Exercise description: From the records below, please print only the lines from the one containing "Rebuild this chart" through the one containing "const yTicks = [0, 20, 40, 60, 80, 100, 120];", both included. Skip the pictures.

Listing:
-------

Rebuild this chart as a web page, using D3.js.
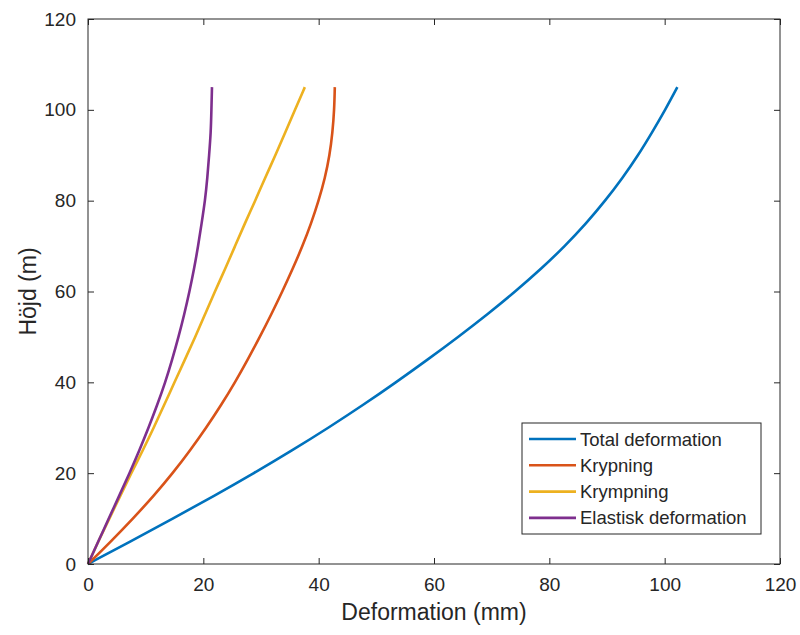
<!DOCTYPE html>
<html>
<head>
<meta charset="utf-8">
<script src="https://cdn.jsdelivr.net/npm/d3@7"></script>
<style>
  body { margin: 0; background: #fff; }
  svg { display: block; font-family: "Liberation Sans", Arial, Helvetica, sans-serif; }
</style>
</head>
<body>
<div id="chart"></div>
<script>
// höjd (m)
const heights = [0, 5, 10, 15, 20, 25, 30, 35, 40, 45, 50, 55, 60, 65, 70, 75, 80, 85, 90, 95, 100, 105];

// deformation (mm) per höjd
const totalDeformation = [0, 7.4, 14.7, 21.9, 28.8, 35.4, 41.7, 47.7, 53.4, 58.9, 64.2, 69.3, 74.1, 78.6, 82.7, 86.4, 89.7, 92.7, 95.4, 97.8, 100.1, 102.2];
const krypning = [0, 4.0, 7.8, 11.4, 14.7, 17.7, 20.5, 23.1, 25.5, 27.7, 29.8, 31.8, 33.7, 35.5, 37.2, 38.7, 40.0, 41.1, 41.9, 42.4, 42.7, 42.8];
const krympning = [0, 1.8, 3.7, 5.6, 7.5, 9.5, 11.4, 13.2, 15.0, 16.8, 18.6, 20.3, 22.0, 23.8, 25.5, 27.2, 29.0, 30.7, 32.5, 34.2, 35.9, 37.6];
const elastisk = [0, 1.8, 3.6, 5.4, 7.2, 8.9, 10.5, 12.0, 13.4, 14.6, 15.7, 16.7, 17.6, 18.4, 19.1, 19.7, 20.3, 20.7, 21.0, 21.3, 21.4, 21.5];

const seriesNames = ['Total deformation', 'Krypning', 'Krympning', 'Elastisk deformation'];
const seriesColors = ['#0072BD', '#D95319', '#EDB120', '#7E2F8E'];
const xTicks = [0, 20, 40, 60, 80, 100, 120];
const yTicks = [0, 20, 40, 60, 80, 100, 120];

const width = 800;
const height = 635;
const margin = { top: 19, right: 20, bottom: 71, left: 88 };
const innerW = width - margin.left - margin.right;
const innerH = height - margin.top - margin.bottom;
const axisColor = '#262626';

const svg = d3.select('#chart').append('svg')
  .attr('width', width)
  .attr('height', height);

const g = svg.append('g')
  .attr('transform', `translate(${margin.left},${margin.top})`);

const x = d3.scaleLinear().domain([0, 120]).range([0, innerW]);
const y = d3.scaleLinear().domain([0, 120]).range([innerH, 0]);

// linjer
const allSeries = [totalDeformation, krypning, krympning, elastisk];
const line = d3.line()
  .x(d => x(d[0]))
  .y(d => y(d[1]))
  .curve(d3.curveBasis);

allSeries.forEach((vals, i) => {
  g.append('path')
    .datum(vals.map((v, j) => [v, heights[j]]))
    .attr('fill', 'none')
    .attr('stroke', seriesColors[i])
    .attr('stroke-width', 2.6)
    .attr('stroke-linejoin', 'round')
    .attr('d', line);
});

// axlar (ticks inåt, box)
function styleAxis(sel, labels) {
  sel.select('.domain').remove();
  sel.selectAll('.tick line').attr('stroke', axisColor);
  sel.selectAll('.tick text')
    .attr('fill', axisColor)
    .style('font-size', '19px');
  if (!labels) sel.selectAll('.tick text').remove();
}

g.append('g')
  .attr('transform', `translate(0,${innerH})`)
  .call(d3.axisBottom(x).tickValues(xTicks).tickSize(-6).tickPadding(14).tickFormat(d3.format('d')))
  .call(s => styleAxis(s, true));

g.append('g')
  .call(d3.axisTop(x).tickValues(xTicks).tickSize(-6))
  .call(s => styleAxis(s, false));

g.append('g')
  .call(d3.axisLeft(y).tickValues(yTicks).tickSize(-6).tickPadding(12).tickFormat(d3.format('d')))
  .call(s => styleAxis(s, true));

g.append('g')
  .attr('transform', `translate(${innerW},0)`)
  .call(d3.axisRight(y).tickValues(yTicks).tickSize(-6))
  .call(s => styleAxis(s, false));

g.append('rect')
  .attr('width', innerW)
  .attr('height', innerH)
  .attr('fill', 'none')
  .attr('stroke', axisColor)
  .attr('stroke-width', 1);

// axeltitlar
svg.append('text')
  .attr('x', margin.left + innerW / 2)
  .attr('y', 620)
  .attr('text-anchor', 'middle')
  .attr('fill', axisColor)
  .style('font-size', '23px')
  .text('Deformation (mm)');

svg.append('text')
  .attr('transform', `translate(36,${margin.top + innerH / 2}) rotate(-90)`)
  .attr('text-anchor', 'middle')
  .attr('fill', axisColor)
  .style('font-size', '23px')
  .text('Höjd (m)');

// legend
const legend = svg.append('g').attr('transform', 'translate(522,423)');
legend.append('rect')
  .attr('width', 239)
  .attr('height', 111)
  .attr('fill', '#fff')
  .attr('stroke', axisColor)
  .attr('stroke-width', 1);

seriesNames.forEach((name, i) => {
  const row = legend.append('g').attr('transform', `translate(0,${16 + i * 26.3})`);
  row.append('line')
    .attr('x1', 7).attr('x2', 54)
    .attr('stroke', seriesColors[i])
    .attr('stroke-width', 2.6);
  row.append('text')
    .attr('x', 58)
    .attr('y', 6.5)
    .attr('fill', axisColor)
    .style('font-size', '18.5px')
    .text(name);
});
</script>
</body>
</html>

-------

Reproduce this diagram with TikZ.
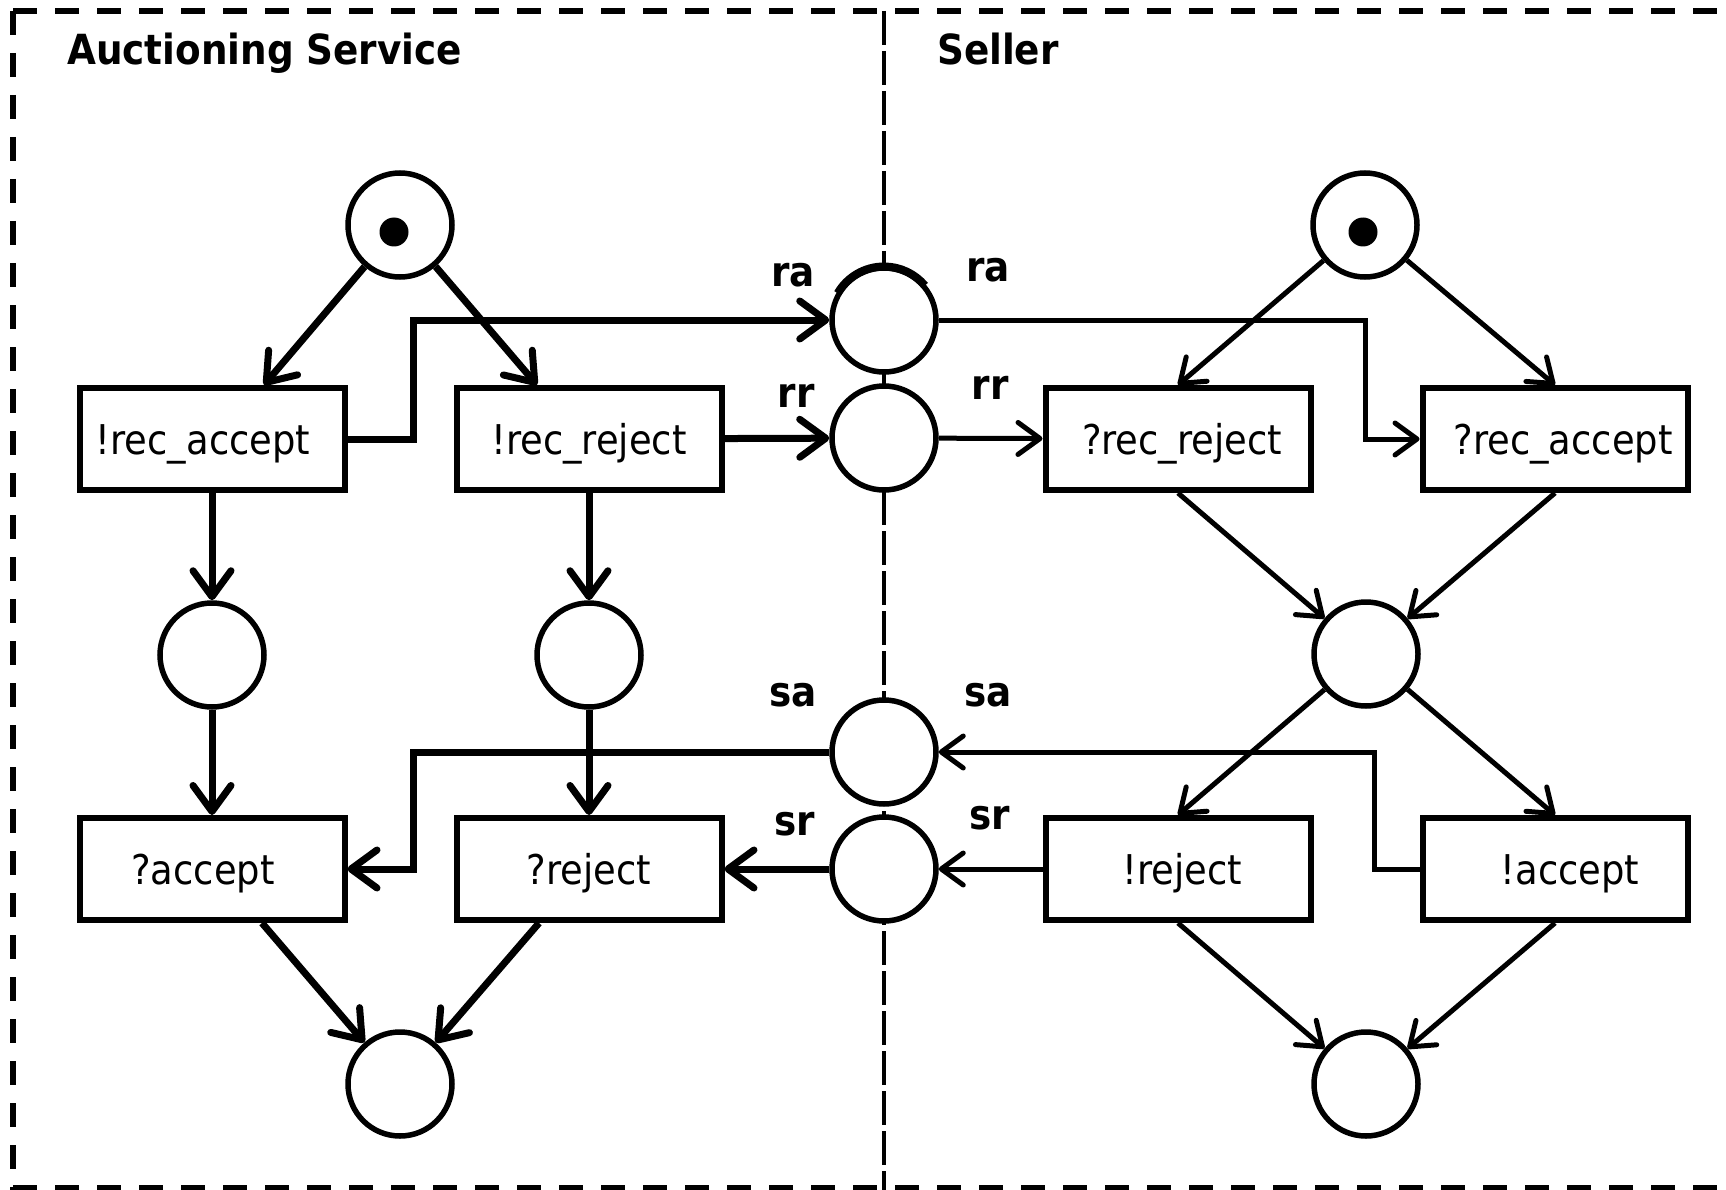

-------

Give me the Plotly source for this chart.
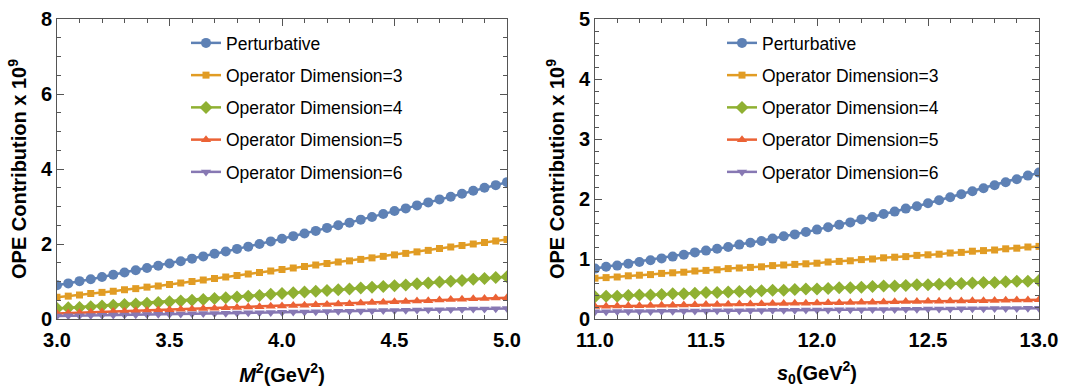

-------

Output for this task:
Rebuild this chart as a web page, using D3.js.
<!DOCTYPE html>
<html>
<head>
<meta charset="utf-8">
<script src="https://cdn.jsdelivr.net/npm/d3@7"></script>
<style>
  body { margin: 0; background: #fff; }
  svg { display: block; font-family: "Liberation Sans", Arial, Helvetica, sans-serif; }
</style>
</head>
<body>
<div id="chart"></div>
<script>
// höjd (m)
const heights = [0, 5, 10, 15, 20, 25, 30, 35, 40, 45, 50, 55, 60, 65, 70, 75, 80, 85, 90, 95, 100, 105];

// deformation (mm) per höjd
const totalDeformation = [0, 7.4, 14.7, 21.9, 28.8, 35.4, 41.7, 47.7, 53.4, 58.9, 64.2, 69.3, 74.1, 78.6, 82.7, 86.4, 89.7, 92.7, 95.4, 97.8, 100.1, 102.2];
const krypning = [0, 4.0, 7.8, 11.4, 14.7, 17.7, 20.5, 23.1, 25.5, 27.7, 29.8, 31.8, 33.7, 35.5, 37.2, 38.7, 40.0, 41.1, 41.9, 42.4, 42.7, 42.8];
const krympning = [0, 1.8, 3.7, 5.6, 7.5, 9.5, 11.4, 13.2, 15.0, 16.8, 18.6, 20.3, 22.0, 23.8, 25.5, 27.2, 29.0, 30.7, 32.5, 34.2, 35.9, 37.6];
const elastisk = [0, 1.8, 3.6, 5.4, 7.2, 8.9, 10.5, 12.0, 13.4, 14.6, 15.7, 16.7, 17.6, 18.4, 19.1, 19.7, 20.3, 20.7, 21.0, 21.3, 21.4, 21.5];

const seriesNames = ['Total deformation', 'Krypning', 'Krympning', 'Elastisk deformation'];
const seriesColors = ['#0072BD', '#D95319', '#EDB120', '#7E2F8E'];
const xTicks = [0, 20, 40, 60, 80, 100, 120];
const yTicks = [0, 20, 40, 60, 80, 100, 120];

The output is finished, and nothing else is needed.